O que nos interessa, entretanto, são os mecanismos de desenvolvimento limpo, que possibilitarão recursos financeiros para projetos em países em desenvolvimento para uma efetiva redução das emissões de carbono. É preciso não perder de vista que o esforço de expansão econômica do Brasil de forma sustentável deve reforçar o perfil ambientalmente saudável da matriz energética brasileira, incluir novo e mais eficiente processos industriais, substituir combustíveis poluentes e usar bio-combustíveis renováveis ou biomassa vegetal, bem como as outras fontes de energia limpa como a solar, hidroeletricidade ou eólica ao lado de um amplo programa de revegetação de áreas historicamente degradadas. O Brasil, que teve papel importante na definição e negociação da proposta do MDL, deve se engajar nas determinações do Protocolo de Kyoto objetivando a melhoria do clima do planeta e não como uma mesquinha tentativa de “tomar uns trocados” dos países industrializados. Na esfera das relações econômicas as variáveis quantitativas habitualmente são utilizadas para espelhar a performance de produtos e serviços. Os problemas ambientais, no entanto, são infinitamente mais complexos.
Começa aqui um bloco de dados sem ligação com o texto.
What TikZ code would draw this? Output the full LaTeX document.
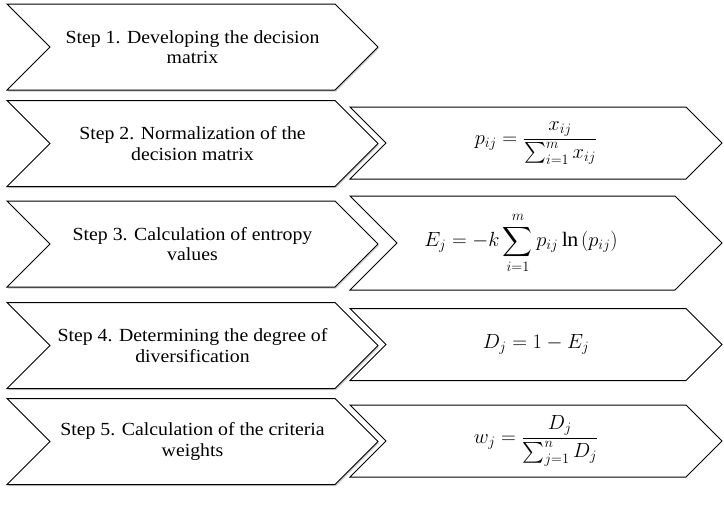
\documentclass[tikz,border=0pt]{standalone}
\usepackage{fix-cm}
\usepackage{amsmath}
\usepackage{fontspec}
\setmainfont{Liberation Serif}[FakeStretch=1.07]
\usetikzlibrary{shapes.symbols, shadows}

\begin{document}
\begin{tikzpicture}[x=1pt, y=-1pt,
    stepbox/.style={signal, signal to=east, signal from=west, signal pointer angle=90,
      draw=black, fill=white, line width=1pt, minimum width=371pt, minimum height=86pt,
      align=center, font=\fontsize{18.5}{20.5}\selectfont,
      drop shadow={shadow xshift=1pt, shadow yshift=-1.5pt, opacity=0.4}},
    formbox/.style={signal, signal to=east, signal from=west, signal pointer angle=90,
      draw=black, fill=white, line width=1pt, minimum width=372pt, minimum height=72pt,
      font=\fontsize{20.5}{23}\selectfont}]

  \useasboundingbox (0,0) rectangle (724,515);

  % Steps
  \node[stepbox] (s1) at (192.5,47) {Step 1. Developing the decision\\matrix};
  \node[stepbox] (s2) at (192.5,143.5) {Step 2. Normalization of the\\decision matrix};
  \node[stepbox] (s3) at (192.5,244) {Step 3. Calculation of entropy\\values};
  \node[stepbox] (s4) at (192.5,345.5) {Step 4. Determining the degree of\\diversification};
  \node[stepbox] (s5) at (192.5,441.5) {Step 5. Calculation of the criteria\\weights};

  % Formulas
  \node[formbox] (f2) at (536,143) {$p_{ij} = \dfrac{x_{ij}}{\sum_{i=1}^{m} x_{ij}}$};
  \node[formbox, minimum height=94pt] (f3) at (536,243) {$\displaystyle E_j = -k\sum_{i=1}^{m} p_{ij}\ln\left(p_{ij}\right)$\hspace*{30pt}};
  \node[formbox] (f4) at (536,344.5) {$D_j = 1 - E_j$};
  \node[formbox] (f5) at (536,441) {$w_j = \dfrac{D_j}{\sum_{j=1}^{n} D_j}$};

\end{tikzpicture}
\end{document}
A abordagem economicista do problema do aquecimento climático preocupa-se excessivamente, por exemplo, com o fim das reservas de petróleo e justifica assim, a busca de tecnologias alternativas para substituí-lo. Mas por que não considerar a hipótese de que o petróleo não esteja no limite de exaustão de suas reservas e que o aumento insustentável da poluição e o aquecimento global poderão atingir níveis tão elevados quando nos aproximarmos do fim das reservas que o mundo correrá o risco de chegar ao fim antes de queimarmos o último petróleo?